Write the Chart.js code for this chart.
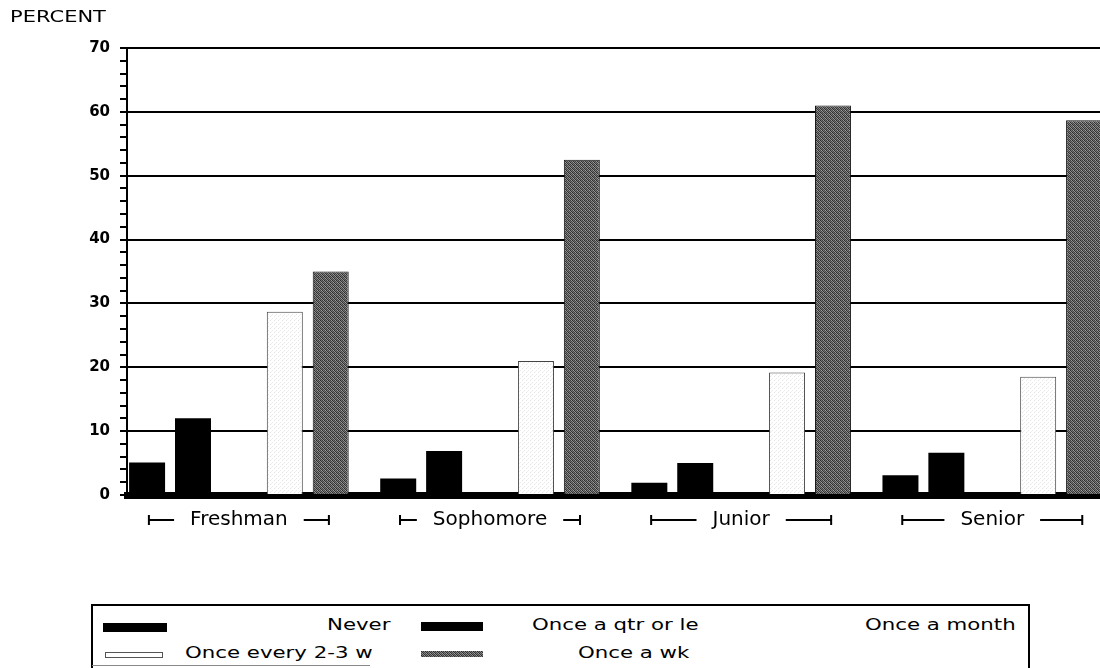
<!DOCTYPE html>
<html>
<head>
<meta charset="utf-8">
<title>PERCENT by class</title>
<script src="https://cdn.jsdelivr.net/npm/chart.js"></script>
<style>
    body { margin: 0; background: #fff; }
    .wrap { position: relative; width: 1100px; height: 668px; overflow: hidden; background: #fff; }
    .y-title, .legend-label {
        position: absolute;
        font-family: "DejaVu Sans", sans-serif;
        color: #000;
        white-space: nowrap;
        transform-origin: left center;
    }
    .y-title { left: 10px; top: 10px; font-size: 15px; line-height: 15px; transform: scaleX(1.4); }
    .legend-label { font-size: 16px; line-height: 16px; transform: scaleX(1.33); }
    .legend-box { position: absolute; left: 91px; top: 604px; width: 935px; height: 90px; border: 2px solid #000; }
    .legend-swatch { position: absolute; }
    .legend-under { position: absolute; left: 92px; top: 665px; width: 278px; height: 1px; background: #888; }
    canvas { position: absolute; left: 0; top: 0; }
</style>
</head>
<body>
<div class="wrap">
    <canvas class="percent-chart" width="1100" height="545"></canvas>
    <div class="y-title">PERCENT</div>
    <div class="legend-box"></div>
    <div class="legend-under"></div>
    <div class="legend"></div>
</div>
<script>
var categories = ['Freshman', 'Sophomore', 'Junior', 'Senior'];
var seriesNames = ['Never', 'Once a qtr or le', 'Once a month', 'Once every 2-3 w', 'Once a wk'];

var never = [5.1, 2.6, 1.9, 3.1];
var onceQtr = [12.0, 6.9, 5.0, 6.6];
var onceMonth = [0, 0, 0, 0];
var onceEvery23w = [28.7, 21.0, 19.2, 18.5];
var onceWk = [35.0, 52.5, 61.0, 58.7];

var yMin = 0;
var yMax = 70;
var yMajorStep = 10;
var yMinorStep = 2;

(function (Percent, undefined) {

    /**
     * Small fixed dither tile, used as a bar fill.
     */
    function makeTile(grays) {
        var tile = document.createElement('canvas');
        tile.width = grays[0].length;
        tile.height = grays.length;
        var tctx = tile.getContext('2d');
        for (var r = 0; r < grays.length; r++) {
            for (var c = 0; c < grays[r].length; c++) {
                var g = grays[r][c];
                tctx.fillStyle = 'rgb(' + g + ',' + g + ',' + g + ')';
                tctx.fillRect(c, r, 1, 1);
            }
        }
        return tile;
    }

    var darkTile = makeTile([
        [40, 120, 60, 150],
        [140, 50, 110, 70],
        [70, 160, 45, 125],
        [115, 65, 145, 55]
    ]);
    var lightTile = makeTile([
        [255, 255, 228, 255],
        [255, 255, 255, 255],
        [232, 255, 255, 255],
        [255, 255, 255, 240]
    ]);

    var ctx = document.querySelector('.percent-chart').getContext('2d');
    var darkFill = ctx.createPattern(darkTile, 'repeat');
    var lightFill = ctx.createPattern(lightTile, 'repeat');

    // Bar styles per series, same order as seriesNames.
    var seriesValues = [never, onceQtr, onceMonth, onceEvery23w, onceWk];
    var seriesStyles = [
        {bg: '#000', border: '#000', width: 0, swatch: 'background:#000;'},
        {bg: '#000', border: '#000', width: 0, swatch: 'background:#000;'},
        {bg: 'rgba(0,0,0,0)', border: 'rgba(0,0,0,0)', width: 0, swatch: ''},
        {bg: lightFill, border: '#444', width: 1,
            swatch: 'background:#fff;border:1px solid #555;box-sizing:border-box;'},
        {bg: darkFill, border: '#111', width: 1,
            swatch: 'background:url(' + darkTile.toDataURL() + ');'}
    ];

    var datasets = seriesNames.map(function (name, i) {
        return {
            label: name,
            data: seriesValues[i].map(function (v, j) {
                return {x: j, y: v};
            }),
            backgroundColor: seriesStyles[i].bg,
            borderColor: seriesStyles[i].border,
            borderWidth: seriesStyles[i].width,
            categoryPercentage: 0.914,
            barPercentage: 0.784
        };
    });

    /**
     * Draws the |-- label --| brackets around each class label.
     */
    var groupBrackets = {
        id: 'groupBrackets',
        afterDraw: function (chart) {
            var scale = chart.scales.x;
            var c = chart.ctx;
            var y = chart.chartArea.bottom + 25;
            c.save();
            c.font = '20px "DejaVu Sans"';
            c.strokeStyle = '#000';
            c.lineWidth = 2;
            scale.ticks.forEach(function (tick) {
                var name = categories[tick.value];
                if (!name) {
                    return;
                }
                var cx = scale.getPixelForValue(tick.value);
                var half = c.measureText(name).width / 2;
                var left = cx - 90;
                var right = cx + 90;
                c.beginPath();
                c.moveTo(left, y);
                c.lineTo(cx - half - 16, y);
                c.moveTo(cx + half + 16, y);
                c.lineTo(right, y);
                c.moveTo(left, y - 5);
                c.lineTo(left, y + 5);
                c.moveTo(right, y - 5);
                c.lineTo(right, y + 5);
                c.stroke();
            });
            c.restore();
        }
    };

    Percent.chart = new Chart(ctx, {
        type: 'bar',
        data: {datasets: datasets},
        plugins: [groupBrackets],
        options: {
            responsive: false,
            animation: false,
            devicePixelRatio: 1,
            layout: {padding: {top: 48, left: 0, right: 0, bottom: 0}},
            plugins: {
                legend: {display: false},
                tooltip: {enabled: false},
                title: {display: false}
            },
            scales: {
                x: {
                    type: 'linear',
                    min: -0.4456,
                    max: 3.429,
                    offset: false,
                    afterFit: function (scale) {
                        scale.height = 50;
                    },
                    grid: {display: false, drawTicks: false, offset: false},
                    border: {display: true, color: '#000', width: 7},
                    ticks: {
                        stepSize: 1,
                        includeBounds: false,
                        padding: 13,
                        color: '#000',
                        font: {family: '"DejaVu Sans"', size: 20},
                        callback: function (value) {
                            return categories[value] || '';
                        }
                    }
                },
                y: {
                    min: yMin,
                    max: yMax,
                    afterFit: function (scale) {
                        scale.width = 127;
                    },
                    grid: {
                        color: function (c) {
                            return c.tick && c.tick.value % yMajorStep === 0 ? '#000' : 'rgba(0,0,0,0)';
                        },
                        lineWidth: 2,
                        tickColor: '#000',
                        tickWidth: 2,
                        tickLength: 7
                    },
                    border: {display: true, color: '#000', width: 2},
                    ticks: {
                        stepSize: yMinorStep,
                        padding: 10,
                        color: '#000',
                        autoSkip: false,
                        font: {family: '"DejaVu Sans"', size: 15, weight: 'bold'},
                        callback: function (value) {
                            return value % yMajorStep === 0 ? value : '';
                        }
                    }
                }
            }
        }
    });

    /**
     * Legend, built from the chart's datasets.
     */
    var legendSpots = [
        {sx: 103, sy: 623, sw: 64, sh: 9, tx: 327, ty: 617},
        {sx: 421, sy: 622, sw: 62, sh: 9, tx: 532, ty: 617},
        {sx: 737, sy: 622, sw: 62, sh: 9, tx: 865, ty: 617},
        {sx: 105, sy: 652, sw: 58, sh: 6, tx: 185, ty: 645},
        {sx: 421, sy: 651, sw: 62, sh: 6, tx: 578, ty: 645}
    ];
    var legend = document.querySelector('.legend');
    Percent.chart.data.datasets.forEach(function (ds, i) {
        var spot = legendSpots[i];
        if (seriesStyles[i].swatch) {
            var sw = document.createElement('div');
            sw.className = 'legend-swatch';
            sw.style.cssText = 'left:' + spot.sx + 'px;top:' + spot.sy + 'px;width:' + spot.sw +
                'px;height:' + spot.sh + 'px;' + seriesStyles[i].swatch;
            legend.appendChild(sw);
        }
        var label = document.createElement('div');
        label.className = 'legend-label';
        label.style.left = spot.tx + 'px';
        label.style.top = spot.ty + 'px';
        label.textContent = ds.label;
        legend.appendChild(label);
    });

}(window.Percent = window.Percent || {}));
</script>
</body>
</html>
------
(WHAT YOU NEED TO DO) Omit the pictures, then repeat exactly each line from the beginning of the listing through the line with "(function (Percent, undefined)".

(THE COMPLETED TASK)
Write the Chart.js code for this chart.
<!DOCTYPE html>
<html>
<head>
<meta charset="utf-8">
<title>PERCENT by class</title>
<script src="https://cdn.jsdelivr.net/npm/chart.js"></script>
<style>
    body { margin: 0; background: #fff; }
    .wrap { position: relative; width: 1100px; height: 668px; overflow: hidden; background: #fff; }
    .y-title, .legend-label {
        position: absolute;
        font-family: "DejaVu Sans", sans-serif;
        color: #000;
        white-space: nowrap;
        transform-origin: left center;
    }
    .y-title { left: 10px; top: 10px; font-size: 15px; line-height: 15px; transform: scaleX(1.4); }
    .legend-label { font-size: 16px; line-height: 16px; transform: scaleX(1.33); }
    .legend-box { position: absolute; left: 91px; top: 604px; width: 935px; height: 90px; border: 2px solid #000; }
    .legend-swatch { position: absolute; }
    .legend-under { position: absolute; left: 92px; top: 665px; width: 278px; height: 1px; background: #888; }
    canvas { position: absolute; left: 0; top: 0; }
</style>
</head>
<body>
<div class="wrap">
    <canvas class="percent-chart" width="1100" height="545"></canvas>
    <div class="y-title">PERCENT</div>
    <div class="legend-box"></div>
    <div class="legend-under"></div>
    <div class="legend"></div>
</div>
<script>
var categories = ['Freshman', 'Sophomore', 'Junior', 'Senior'];
var seriesNames = ['Never', 'Once a qtr or le', 'Once a month', 'Once every 2-3 w', 'Once a wk'];

var never = [5.1, 2.6, 1.9, 3.1];
var onceQtr = [12.0, 6.9, 5.0, 6.6];
var onceMonth = [0, 0, 0, 0];
var onceEvery23w = [28.7, 21.0, 19.2, 18.5];
var onceWk = [35.0, 52.5, 61.0, 58.7];

var yMin = 0;
var yMax = 70;
var yMajorStep = 10;
var yMinorStep = 2;

(function (Percent, undefined) {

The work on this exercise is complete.